Given instruction ▸ Give every line again exactly as it appears, please, but not the pictures.

____________

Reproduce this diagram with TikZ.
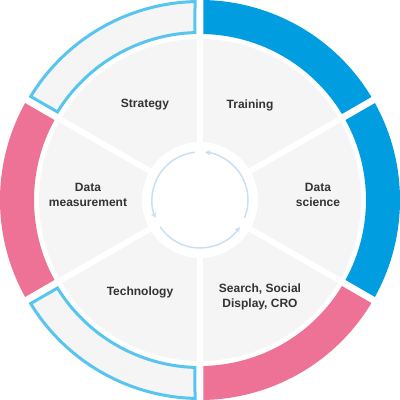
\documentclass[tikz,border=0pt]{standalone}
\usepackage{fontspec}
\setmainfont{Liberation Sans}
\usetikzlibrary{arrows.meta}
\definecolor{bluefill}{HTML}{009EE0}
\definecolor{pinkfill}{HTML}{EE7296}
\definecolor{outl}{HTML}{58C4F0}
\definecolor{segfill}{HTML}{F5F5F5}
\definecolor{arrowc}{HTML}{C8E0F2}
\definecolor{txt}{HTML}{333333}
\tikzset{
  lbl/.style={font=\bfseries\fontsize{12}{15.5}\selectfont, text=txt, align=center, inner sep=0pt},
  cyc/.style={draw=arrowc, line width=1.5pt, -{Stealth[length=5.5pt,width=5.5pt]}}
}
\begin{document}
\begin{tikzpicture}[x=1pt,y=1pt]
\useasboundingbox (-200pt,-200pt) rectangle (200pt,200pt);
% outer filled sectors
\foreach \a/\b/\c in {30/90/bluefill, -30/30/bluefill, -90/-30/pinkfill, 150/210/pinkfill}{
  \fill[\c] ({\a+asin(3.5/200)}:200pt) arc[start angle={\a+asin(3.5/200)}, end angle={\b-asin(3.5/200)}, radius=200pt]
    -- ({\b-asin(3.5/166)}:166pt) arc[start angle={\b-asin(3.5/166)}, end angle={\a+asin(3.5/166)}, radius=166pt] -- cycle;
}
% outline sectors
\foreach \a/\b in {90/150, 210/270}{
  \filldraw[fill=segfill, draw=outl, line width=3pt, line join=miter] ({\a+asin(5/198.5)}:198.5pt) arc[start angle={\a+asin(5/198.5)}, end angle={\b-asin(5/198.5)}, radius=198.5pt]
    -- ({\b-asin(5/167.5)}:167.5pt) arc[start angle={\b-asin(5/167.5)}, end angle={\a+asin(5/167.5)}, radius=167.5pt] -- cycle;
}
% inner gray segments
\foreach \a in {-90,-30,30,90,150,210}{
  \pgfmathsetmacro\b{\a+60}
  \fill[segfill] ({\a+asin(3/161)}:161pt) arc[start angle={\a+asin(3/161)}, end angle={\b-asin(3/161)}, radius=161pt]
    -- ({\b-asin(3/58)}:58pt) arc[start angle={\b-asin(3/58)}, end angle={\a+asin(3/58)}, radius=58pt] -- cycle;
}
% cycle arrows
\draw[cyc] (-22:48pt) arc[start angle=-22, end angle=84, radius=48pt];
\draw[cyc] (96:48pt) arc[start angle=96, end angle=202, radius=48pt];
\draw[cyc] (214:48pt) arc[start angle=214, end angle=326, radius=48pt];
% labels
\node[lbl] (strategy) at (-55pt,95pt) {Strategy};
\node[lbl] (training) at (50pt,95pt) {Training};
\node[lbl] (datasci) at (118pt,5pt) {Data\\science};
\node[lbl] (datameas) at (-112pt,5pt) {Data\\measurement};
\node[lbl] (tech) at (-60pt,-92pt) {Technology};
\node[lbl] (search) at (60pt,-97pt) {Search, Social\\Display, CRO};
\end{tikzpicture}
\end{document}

____________

Solution to the problem ▸
Reproduce this diagram with TikZ.
\documentclass[tikz,border=0pt]{standalone}
\usepackage{fontspec}
\setmainfont{Liberation Sans}
\usetikzlibrary{arrows.meta}
\definecolor{bluefill}{HTML}{009EE0}
\definecolor{pinkfill}{HTML}{EE7296}
\definecolor{outl}{HTML}{58C4F0}
\definecolor{segfill}{HTML}{F5F5F5}
\definecolor{arrowc}{HTML}{C8E0F2}
\definecolor{txt}{HTML}{333333}
\tikzset{
  lbl/.style={font=\bfseries\fontsize{12}{15.5}\selectfont, text=txt, align=center, inner sep=0pt},
  cyc/.style={draw=arrowc, line width=1.5pt, -{Stealth[length=5.5pt,width=5.5pt]}}
}
\begin{document}
\begin{tikzpicture}[x=1pt,y=1pt]
\useasboundingbox (-200pt,-200pt) rectangle (200pt,200pt);
% outer filled sectors
\foreach \a/\b/\c in {30/90/bluefill, -30/30/bluefill, -90/-30/pinkfill, 150/210/pinkfill}{
  \fill[\c] ({\a+asin(3.5/200)}:200pt) arc[start angle={\a+asin(3.5/200)}, end angle={\b-asin(3.5/200)}, radius=200pt]
    -- ({\b-asin(3.5/166)}:166pt) arc[start angle={\b-asin(3.5/166)}, end angle={\a+asin(3.5/166)}, radius=166pt] -- cycle;
}
% outline sectors
\foreach \a/\b in {90/150, 210/270}{
  \filldraw[fill=segfill, draw=outl, line width=3pt, line join=miter] ({\a+asin(5/198.5)}:198.5pt) arc[start angle={\a+asin(5/198.5)}, end angle={\b-asin(5/198.5)}, radius=198.5pt]
    -- ({\b-asin(5/167.5)}:167.5pt) arc[start angle={\b-asin(5/167.5)}, end angle={\a+asin(5/167.5)}, radius=167.5pt] -- cycle;
}
% inner gray segments
\foreach \a in {-90,-30,30,90,150,210}{
  \pgfmathsetmacro\b{\a+60}
  \fill[segfill] ({\a+asin(3/161)}:161pt) arc[start angle={\a+asin(3/161)}, end angle={\b-asin(3/161)}, radius=161pt]
    -- ({\b-asin(3/58)}:58pt) arc[start angle={\b-asin(3/58)}, end angle={\a+asin(3/58)}, radius=58pt] -- cycle;
}
% cycle arrows
\draw[cyc] (-22:48pt) arc[start angle=-22, end angle=84, radius=48pt];
\draw[cyc] (96:48pt) arc[start angle=96, end angle=202, radius=48pt];
\draw[cyc] (214:48pt) arc[start angle=214, end angle=326, radius=48pt];
% labels
\node[lbl] (strategy) at (-55pt,95pt) {Strategy};
\node[lbl] (training) at (50pt,95pt) {Training};
\node[lbl] (datasci) at (118pt,5pt) {Data\\science};
\node[lbl] (datameas) at (-112pt,5pt) {Data\\measurement};
\node[lbl] (tech) at (-60pt,-92pt) {Technology};
\node[lbl] (search) at (60pt,-97pt) {Search, Social\\Display, CRO};
\end{tikzpicture}
\end{document}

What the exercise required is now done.